では、なぜ、そのように感じるようになったのか。それは、目立たないが電力供給以外のサービスに積極的に乗り出しているからだ。
たとえば、2017年初頭から提供し始めたスマートフォンアプリ「TEPCO速報」。これは、停電情報や地震情報、雨雲情報をプッシュ通知でユーザーに知らせてくれるアプリだ。停電情報の提供は、電力事業者であることを考えれば当然ともいえる。それに加え、地震情報、雨雲情報を入手できるのがうれしい。
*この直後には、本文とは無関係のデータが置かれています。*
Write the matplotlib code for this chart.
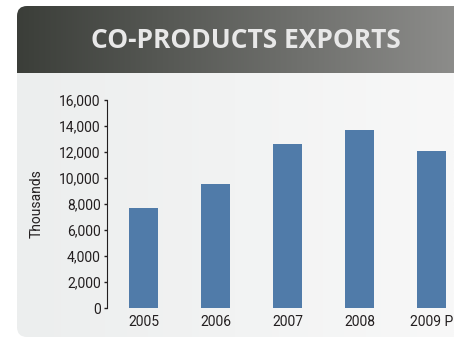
import matplotlib.pyplot as plt
import numpy as np
from matplotlib.patches import FancyBboxPatch
from matplotlib.colors import LinearSegmentedColormap

years = ["2005", "2006", "2007", "2008", "2009 P"]
exports = [7700, 9550, 12600, 13700, 12100]  # thousands
yticks = [0, 2000, 4000, 6000, 8000, 10000, 12000, 14000, 16000]

lab = ["Roboto", "DejaVu Sans"]

W, H = 454, 341
fig = plt.figure(figsize=(W / 100, H / 100), dpi=100)
fig.patch.set_facecolor("white")

# background panel in pixel coordinates
bg = fig.add_axes([0, 0, 1, 1])
bg.set_xlim(0, W)
bg.set_ylim(H, 0)
bg.axis("off")

panel = FancyBboxPatch((17, 6), 480, 331, boxstyle="round,pad=0,rounding_size=10",
                       facecolor="none", edgecolor="none")
bg.add_patch(panel)

grad = np.linspace(0, 1, 256).reshape(1, -1)
im1 = bg.imshow(grad, extent=[17, W, 337, 73], aspect="auto",
                cmap=LinearSegmentedColormap.from_list("b", ["#eceeee", "#f8f8f8"]))
im1.set_clip_path(panel)
im2 = bg.imshow(grad, extent=[17, W, 73, 6], aspect="auto",
                cmap=LinearSegmentedColormap.from_list("h", ["#3b3e39", "#8c8c8a"]))
im2.set_clip_path(panel)

bg.text(246, 41, "CO-PRODUCTS EXPORTS", color="#e8e8e8", fontsize=19,
        fontweight="bold", family="Open Sans", ha="center", va="center")

# chart
ax = fig.add_axes([107 / W, (H - 308) / H, (W - 107) / W, 208 / H])
ax.set_facecolor("none")
x = np.arange(len(years))
ax.bar(x, exports, width=0.4, color="#507ba9")
ax.set_xlim(-0.507, 4.31)
ax.set_ylim(0, 16000)
ax.set_yticks(yticks)
ax.set_yticklabels([f"{v:,}" for v in yticks], family=lab, fontsize=10)
ax.set_xticks(x)
ax.set_xticklabels(years, family=lab, fontsize=10)
for s in ["top", "right", "bottom"]:
    ax.spines[s].set_visible(False)
ax.spines["left"].set_color("#231f20")
ax.tick_params(axis="y", length=2.5, width=1, color="#231f20", pad=2,
               labelcolor="#231f20")
ax.tick_params(axis="x", length=0, pad=5, labelcolor="#231f20")
ax.set_ylabel("Thousands", fontsize=10, family=lab, color="#231f20",
              labelpad=11)

fig.savefig("out.png", dpi=100)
特に後者は、近年、猛威をみせているゲリラ豪雨に、「最寄りのコンビニで傘を買う」「喫茶店に逃げ込んでおく」といった、なんらかの対策を打つための材料として活用できそうだ。
工業地帯ブームにマッチしたインスタグラム
「ん!?」と思ったのが、東京電力ホールディングスが公式インスタグラムを開設したこと。これは、発電プラントや鉄塔、本社ビルといった東京電力が管理する設備をプロカメラマンが撮影し、インスタグラムで公開するという試み。東京電力から「インスタグラムを始めます」と事前にアナウンスを受けたが、「そんな場合かなぁ」と、そのときは正直思った。だが、公開された写真はどれもクオリティが高く、盛り上がりをみせる“工業地帯ブーム”にもマッチしているため、根強いファンが増えそうだ。そして何より、東京電力がどのような設備を保有しているのか、多くの方々に知ってもらえる効果がある。
スマホアプリにしてもインスタグラムにしても、東京電力が一般消費者向けにサービス強化を進めている表れともいえるのではないか。